Unnamed: 0,Poster_Link,Series_Title,Released_Year,Certificate,Runtime,Genre,IMDB_Rating,Overview,Meta_score,Director,Star1,Star2,Star3,Star4,No_of_Votes,Gross
0,https://m.media-amazon.com/images/M/MV5BMDFkYT...,The Shawshank Redemption,1994,A,142 min,Drama,9.3,Two imprisoned men bond over a number of years...,80.0,Frank Darabont,Tim Robbins,Morgan Freeman,Bob Gunton,William Sadler,2343110,28341469
1,https://m.media-amazon.com/images/M/MV5BM2MyNj...,The Godfather,1972,A,175 min,"Crime, Drama",9.2,An organized crime dynasty's aging patriarch t...,100.0,Francis Ford Coppola,Marlon Brando,Al Pacino,James Caan,Diane Keaton,1620367,134966411
2,https://m.media-amazon.com/images/M/MV5BMTMxNT...,The Dark Knight,2008,UA,152 min,"Action, Crime, Drama",9.0,When the menace known as the Joker wreaks havo...,84.0,Christopher Nolan,Christian Bale,Heath Ledger,Aaron Eckhart,Michael Caine,2303232,534858444
3,https://m.media-amazon.com/images/M/MV5BMWMwMG...,The Godfather: Part II,1974,A,202 min,"Crime, Drama",9.0,The early life and career of Vito Corleone in ...,90.0,Francis Ford Coppola,Al Pacino,Robert De Niro,Robert Duvall,Diane Keaton,1129952,57300000
4,https://m.media-amazon.com/images/M/MV5BMWU4N2...,12 Angry Men,1957,U,96 min,"Crime, Drama",9.0,A jury holdout attempts to prevent a miscarria...,96.0,Sidney Lumet,Henry Fonda,Lee J. Cobb,Martin Balsam,John Fiedler,689845,4360000


In [4]:
df.shape


(1000, 16)

In [5]:
plots = df['Overview'].values.tolist()
for i in range(len(plots)):
    plots[i] = f"{plots[i]}  {df.loc[i,'Genre']}  {df.loc[i,'Director']} {df.loc[i,'Star1']} {df.loc[i,'Star2']} {df.loc[i,'Star3']} {df.loc[i,'Star4']}"

## TF IDF recomender

In [23]:
nltk.download('punkt')
nltk.download('stopwords')

UsageError: Cell magic `%%` not found.


In [11]:


# Initialize Porter Stemmer and stopwords
stemmer = PorterStemmer()
stop_words = set(stopwords.words('english'))

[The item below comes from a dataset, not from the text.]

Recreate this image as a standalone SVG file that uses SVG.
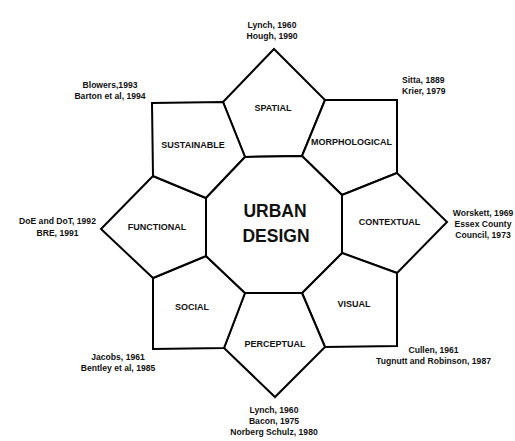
<svg xmlns="http://www.w3.org/2000/svg" width="515" height="441" viewBox="0 0 515 441">
<style>
.sh{fill:#fff;stroke:#000;stroke-width:2;stroke-linejoin:miter}
.lb{font-family:"Liberation Sans",Arial,sans-serif;font-weight:bold;font-size:9px;fill:#111;text-anchor:middle}
.ct{font-family:"Liberation Sans",Arial,sans-serif;font-weight:bold;font-size:8.6px;fill:#111;text-anchor:middle}
.big{font-family:"Liberation Sans",Arial,sans-serif;font-weight:bold;font-size:17.5px;fill:#111;text-anchor:middle}
</style>
<rect width="515" height="441" fill="#fff"/>
<g id="spatial">
<polygon class="sh" points="274,49 325,100 302,156 245,157 223,102"/>
<text class="lb" x="273" y="111">SPATIAL</text>
</g>
<g id="morphological">
<polygon class="sh" points="325,100 397,100 397,173 342,195 302,156"/>
<text class="lb" x="351.5" y="145">MORPHOLOGICAL</text>
</g>
<g id="contextual">
<polygon class="sh" points="397,173 447,222 397,273 342,253 342,195"/>
<text class="lb" x="389.5" y="225">CONTEXTUAL</text>
</g>
<g id="visual">
<polygon class="sh" points="397,273 397,346 325,347 302,293 342,253"/>
<text class="lb" x="354" y="307">VISUAL</text>
</g>
<g id="perceptual">
<polygon class="sh" points="302,293 325,347 275,397 224,348 245,293"/>
<text class="lb" x="275" y="347">PERCEPTUAL</text>
</g>
<g id="social">
<polygon class="sh" points="245,293 224,348 153,349 153,278 206,256"/>
<text class="lb" x="192" y="310">SOCIAL</text>
</g>
<g id="functional">
<polygon class="sh" points="206,256 153,278 101,229 153,176 206,198"/>
<text class="lb" x="157" y="230">FUNCTIONAL</text>
</g>
<g id="sustainable">
<polygon class="sh" points="206,198 153,176 152,103 223,102 245,157"/>
<text class="lb" x="193" y="148">SUSTAINABLE</text>
</g>
<g id="urban-design">
<polygon class="sh" points="245,157 302,156 342,195 342,253 302,293 245,293 206,256 206,198"/>
<text class="big" x="275" y="217">URBAN</text>
<text class="big" x="276" y="242">DESIGN</text>
</g>
<g id="citations">
<text class="ct" x="272" y="27.5">Lynch, 1960</text>
<text class="ct" x="272" y="38.5">Hough, 1990</text>
<text class="ct" x="110" y="88">Blowers,1993</text>
<text class="ct" x="110" y="99">Barton et al, 1994</text>
<text class="ct" x="402" y="83" style="text-anchor:start">Sitta, 1889</text>
<text class="ct" x="402" y="94" style="text-anchor:start">Krier, 1979</text>
<text class="ct" x="57.5" y="224">DoE and DoT, 1992</text>
<text class="ct" x="57.5" y="236">BRE, 1991</text>
<text class="ct" x="483" y="216">Worskett, 1969</text>
<text class="ct" x="483" y="227">Essex County</text>
<text class="ct" x="483" y="238">Council, 1973</text>
<text class="ct" x="118" y="360">Jacobs, 1961</text>
<text class="ct" x="118" y="371">Bentley et al, 1985</text>
<text class="ct" x="433.5" y="353">Cullen, 1961</text>
<text class="ct" x="433.5" y="364">Tugnutt and Robinson, 1987</text>
<text class="ct" x="274" y="413">Lynch, 1960</text>
<text class="ct" x="274" y="424">Bacon, 1975</text>
<text class="ct" x="274" y="435">Norberg Schulz, 1980</text>
</g>
</svg>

[nltk_data] Downloading package punkt to
[nltk_data]     /Users/gillesdeknache/nltk_data...
[nltk_data]   Package punkt is already up-to-date!
[nltk_data] Downloading package stopwords to
[nltk_data]     /Users/gillesdeknache/nltk_data...
[nltk_data]   Package stopwords is already up-to-date!


In [12]:
def preprocess_text(text):
    # Tokenize text
    tokens = word_tokenize(text)
    
    # Remove punctuation and stopwords, and apply stemming
    processed_tokens = [stemmer.stem(word.lower()) for word in tokens if word.isalnum() and word.lower() not in stop_words]
    
    # Join the tokens back into a single string
    return ' '.join(processed_tokens)

In [13]:
preprocessed_plots = [preprocess_text(plot) for plot in plots]

In [17]:
preprocessed_plots[0]

'two imprison men bond number year find solac eventu redempt act common decenc drama frank darabont tim robbin morgan freeman bob gunton william sadler'

In [18]:
# Initialize TF-IDF vectorizer
tfidf_vectorizer = TfidfVectorizer()

# Fit the vectorizer to the documents and transform them into TF-IDF vectors
tfidf = tfidf_vectorizer.fit_transform(preprocessed_plots)

In [47]:
def recomend_me(query,top_k = 5):
    preprocessed_query = preprocess_text(query)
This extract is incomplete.